§ **Directions for this task**:
Retype the opening lines of the listing below, ending with the line that contains "ax = fig.add_axes([0.1426, 0.105, 0.8574, 0.854])", and leave out any pictures.

* Start *

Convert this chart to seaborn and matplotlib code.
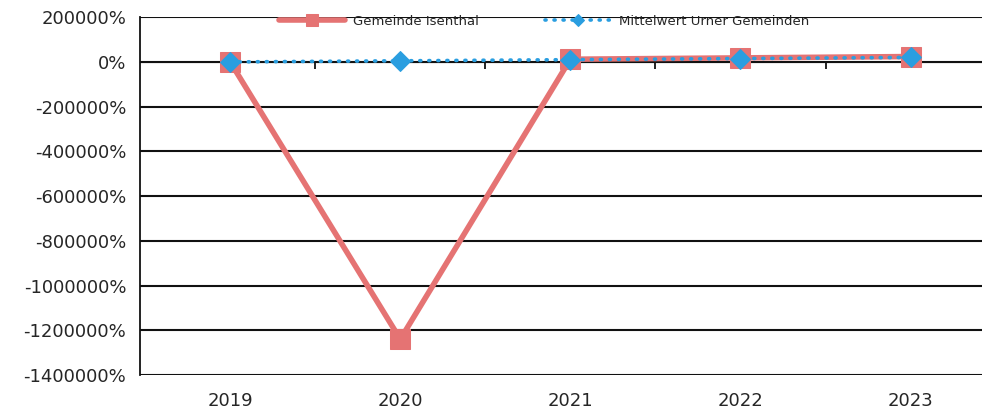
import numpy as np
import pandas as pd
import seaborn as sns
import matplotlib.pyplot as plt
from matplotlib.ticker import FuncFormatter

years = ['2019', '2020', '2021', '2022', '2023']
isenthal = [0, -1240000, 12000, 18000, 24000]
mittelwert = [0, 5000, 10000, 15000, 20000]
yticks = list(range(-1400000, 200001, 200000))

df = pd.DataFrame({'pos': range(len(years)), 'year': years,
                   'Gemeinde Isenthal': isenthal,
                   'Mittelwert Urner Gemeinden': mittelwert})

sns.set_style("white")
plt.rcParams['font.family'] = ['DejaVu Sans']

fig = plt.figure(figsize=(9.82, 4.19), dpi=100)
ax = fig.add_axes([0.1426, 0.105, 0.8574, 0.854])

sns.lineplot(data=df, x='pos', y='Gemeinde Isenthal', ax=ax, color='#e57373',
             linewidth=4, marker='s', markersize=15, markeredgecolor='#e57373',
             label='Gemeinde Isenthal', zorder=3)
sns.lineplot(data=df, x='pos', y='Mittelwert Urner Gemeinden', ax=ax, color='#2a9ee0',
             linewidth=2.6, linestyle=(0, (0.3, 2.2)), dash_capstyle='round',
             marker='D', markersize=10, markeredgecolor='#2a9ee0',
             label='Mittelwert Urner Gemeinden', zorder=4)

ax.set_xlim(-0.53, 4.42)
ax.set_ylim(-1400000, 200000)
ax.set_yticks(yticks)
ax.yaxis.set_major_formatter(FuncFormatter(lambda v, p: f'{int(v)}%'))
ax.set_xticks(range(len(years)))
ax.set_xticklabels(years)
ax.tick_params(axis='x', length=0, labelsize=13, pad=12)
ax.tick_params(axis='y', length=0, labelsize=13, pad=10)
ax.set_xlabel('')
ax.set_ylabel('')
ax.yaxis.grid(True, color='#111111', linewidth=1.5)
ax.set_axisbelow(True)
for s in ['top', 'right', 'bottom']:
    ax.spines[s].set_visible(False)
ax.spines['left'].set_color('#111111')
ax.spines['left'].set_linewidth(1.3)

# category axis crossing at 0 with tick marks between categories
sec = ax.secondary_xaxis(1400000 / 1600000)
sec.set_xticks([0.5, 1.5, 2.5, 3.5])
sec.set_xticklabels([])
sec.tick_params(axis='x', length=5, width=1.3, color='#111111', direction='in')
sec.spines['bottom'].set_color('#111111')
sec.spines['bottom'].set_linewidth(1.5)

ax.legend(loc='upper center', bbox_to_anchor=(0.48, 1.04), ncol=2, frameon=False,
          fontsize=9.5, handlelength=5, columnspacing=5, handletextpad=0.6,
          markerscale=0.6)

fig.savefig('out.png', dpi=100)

* End *

§ **Exercise solution**:
Convert this chart to seaborn and matplotlib code.
import numpy as np
import pandas as pd
import seaborn as sns
import matplotlib.pyplot as plt
from matplotlib.ticker import FuncFormatter

years = ['2019', '2020', '2021', '2022', '2023']
isenthal = [0, -1240000, 12000, 18000, 24000]
mittelwert = [0, 5000, 10000, 15000, 20000]
yticks = list(range(-1400000, 200001, 200000))

df = pd.DataFrame({'pos': range(len(years)), 'year': years,
                   'Gemeinde Isenthal': isenthal,
                   'Mittelwert Urner Gemeinden': mittelwert})

sns.set_style("white")
plt.rcParams['font.family'] = ['DejaVu Sans']

fig = plt.figure(figsize=(9.82, 4.19), dpi=100)
ax = fig.add_axes([0.1426, 0.105, 0.8574, 0.854])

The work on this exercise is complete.